Anthony is a huge student. He really digs into my mind. He wants to know my old heroes I studied. He wants to know the new school fighters. I just watched a kickboxing event in Cambodia and there's a 12 hour difference in Thailand and I watch the fights. That's how much of a combat sports nerd I am. I watch Glory this past weekend, Lion Fights, everything. With the internet I can watch this stuff right away compared to before when I had to trade tapes with my buddies around the world. I can stay on top of all the information and media.
Brian Hemminger (MMAmania.com): Sergio has always talked about wanting to take that next step on his own terms. How close do you think he is to being ready for that next step?
Duke Roufus: We're going to take it fight by fight. Sergio and Anthony are like my sons. I'm really close with him. I know the ups and downs, the strengths and weaknesses, what we need to work on. There's no need to rush. He's an incredibly talented, gifted and hard-working athlete. He pushes himself so hard and that being said, it's all about experience at this point. Everyone wants him in the UFC. I want him to be in the UFC and be very successful. I want to give him all the opportunities to build so when he gets to the big show he can handle the pressure of the UFC.
Brian Hemminger (MMAmania.com): Speaking of guys building up towards the big show, one of your fighters Rick Glenn had a tremendous come-from-behind performance at World Series of Fighting a while ago. He's one of your better prospects and he had a tough first two rounds, comes back and gets the big knockout. It was an amazing display. Can I get your thoughts on him rising to the occasion when he absolutely had to?
Duke Roufus: Oh, I was very happy with him. He fought a very good jiu-jitsu fighter and he was able to weather the storm and come back and do what he needed to do. Rick's a special kid. He's a closer. He looks so unassuming but he's the next big thing out of Roufusport MMA. Again, he's one of the kids who moved up here. He's a hard worker. You're not gonna get anywhere if you're not a hard worker.

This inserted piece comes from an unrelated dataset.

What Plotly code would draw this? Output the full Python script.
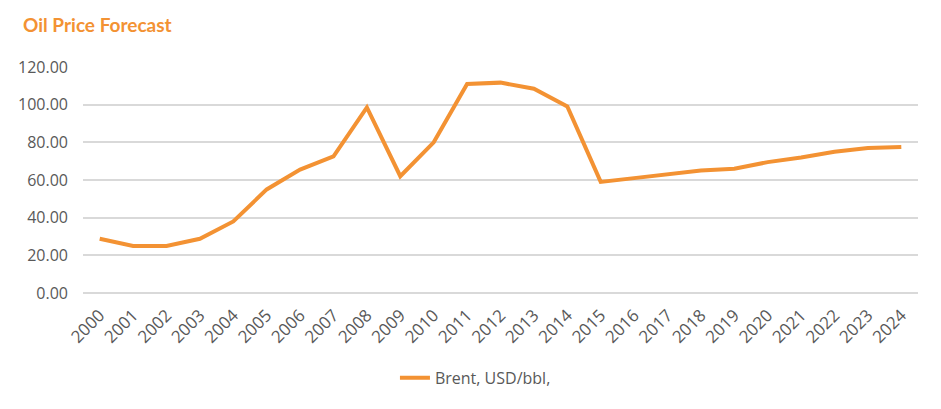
import plotly.graph_objects as go

years = [str(y) for y in range(2000, 2025)]
brent = [28.8, 25.0, 25.0, 28.8, 38.0, 55.0, 65.5, 72.5, 98.5, 62.0,
         80.0, 111.0, 111.7, 108.5, 99.0, 59.0, 61.0, 63.0, 65.0, 66.0,
         69.5, 72.0, 75.0, 77.0, 77.5]
y_ticks = [0, 20, 40, 60, 80, 100, 120]

orange = "#F39233"
grey_text = "#595959"

fig = go.Figure()
fig.add_trace(go.Scatter(
    x=years, y=brent, mode="lines", name="Brent, USD/bbl,",
    line=dict(color=orange, width=4),
))

# page body adds 8px margin, so the figure is 8px smaller and margins shifted
fig.update_layout(
    width=933, height=401,
    margin=dict(l=75, r=23, t=59, b=116, autoexpand=False),
    paper_bgcolor="white", plot_bgcolor="white",
    font=dict(family="Open Sans", color=grey_text, size=16),
    showlegend=True,
    legend=dict(orientation="h", x=0.47, xanchor="center", y=-0.375, yanchor="middle",
                font=dict(size=16, color=grey_text)),
    annotations=[dict(
        text="<b>Oil Price Forecast</b>", xref="paper", yref="paper",
        x=-62 / 835, y=1 + 42 / 226, xanchor="left", yanchor="middle",
        showarrow=False, font=dict(family="Lato", size=19, color=orange),
    )],
)
fig.update_xaxes(
    type="category", range=[-0.5, 24.5], tickangle=-45, automargin=False,
    showgrid=False, showline=False, ticks="", ticklabelstandoff=8,
    tickfont=dict(size=17, color=grey_text),
)
fig.update_yaxes(
    range=[0, 120], tickvals=y_ticks, tickformat=".2f", automargin=False,
    showgrid=True, gridcolor="#D9D9D9", gridwidth=1.5,
    zeroline=True, zerolinecolor="#D9D9D9", zerolinewidth=1.5,
    showline=False, ticks="", ticklabelstandoff=14,
    tickfont=dict(size=16, color=grey_text),
)

fig.write_html("out.html")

I grew up training under my father and he was such a hard coach. My grandfather was from Greece, was a seargent in World War II and Vietnam. My dad has five brothers, I have five brothers so I grew up in a paramilitary environment. The holy trinity in my house was Vince Lombardi, Patton and MacArthur. Training wasn't something you do, it was a religion. That's how my family got really good at martial arts. I've kind of taken this whole Dan Gable approach to this thing but that's how you make champions.
I'm not training guys who don't want to be champions. Rick Glenn wants to be a champion and the crazy thing is we only saw a small taste of the potential of Rick Glenn. The oldest fighter on our roster is 28 years old. Ben Askren. Anthony is the next oldest at 26. Erik Koch is 24, Rick is 23. We have just a wealth of young kids in our gym right now who want it and are very hungry and great students. I'm very excited to see what World Series of Fighting has to offer for Rick's next fight. They gave us a real generous deal and I'm real happy. My relationship with Ray Sefo is awesome. He's an old friend from the K-1 days and I think they have a place to carve out for themselves in the MMA landscape.